-- Short problem --
Begin with the first line of the material and write out each line exactly, ending with the line that contains "import pandas as pd". Pictures are not part of the copy.

-- Data section --
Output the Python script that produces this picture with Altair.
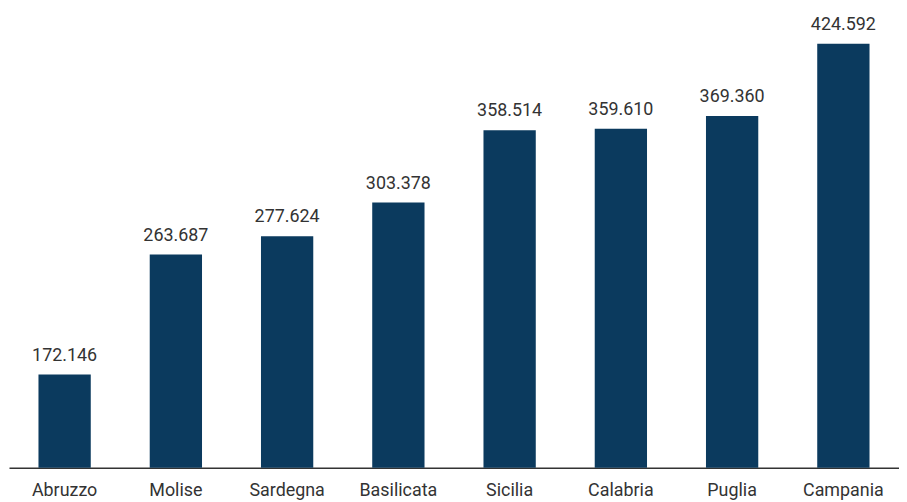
import altair as alt
import pandas as pd

regions = ["Abruzzo", "Molise", "Sardegna", "Basilicata", "Sicilia", "Calabria", "Puglia", "Campania"]
values = [172146, 263687, 277624, 303378, 358514, 359610, 369360, 424592]

df = pd.DataFrame({"region": regions, "value": values})

x = alt.X("region:N", sort=regions, title=None,
          scale=alt.Scale(paddingInner=0.53, paddingOuter=0.265),
          axis=alt.Axis(labelAngle=0, ticks=False, grid=False, labelFont="Roboto",
                        labelFontSize=18, labelColor="#333333", labelPadding=14,
                        domainColor="#333333", domainWidth=1.5))
y = alt.Y("value:Q", title=None, scale=alt.Scale(domain=[101000, 450000], zero=False, nice=False),
          axis=None)

bars = alt.Chart(df).mark_bar(color="#0b3a5e").encode(x=x, y=y, y2=alt.datum(101000))

labels = alt.Chart(df).transform_calculate(
    label="replace(format(datum.value, ','), ',', '.')"
).mark_text(font="Roboto", fontSize=18, color="#333333", baseline="alphabetic", dy=-14).encode(
    x=alt.X("region:N", sort=regions), y="value:Q", text="label:N")

chart = alt.layer(bars, labels).properties(
    width=895, height=460,
    padding={"left": 1, "top": 1, "right": 0, "bottom": 0},
).configure_view(stroke=None)

chart.save("out.html", embed_options={"renderer": "svg", "actions": False})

-- Right answer --
Output the Python script that produces this picture with Altair.
import altair as alt
import pandas as pd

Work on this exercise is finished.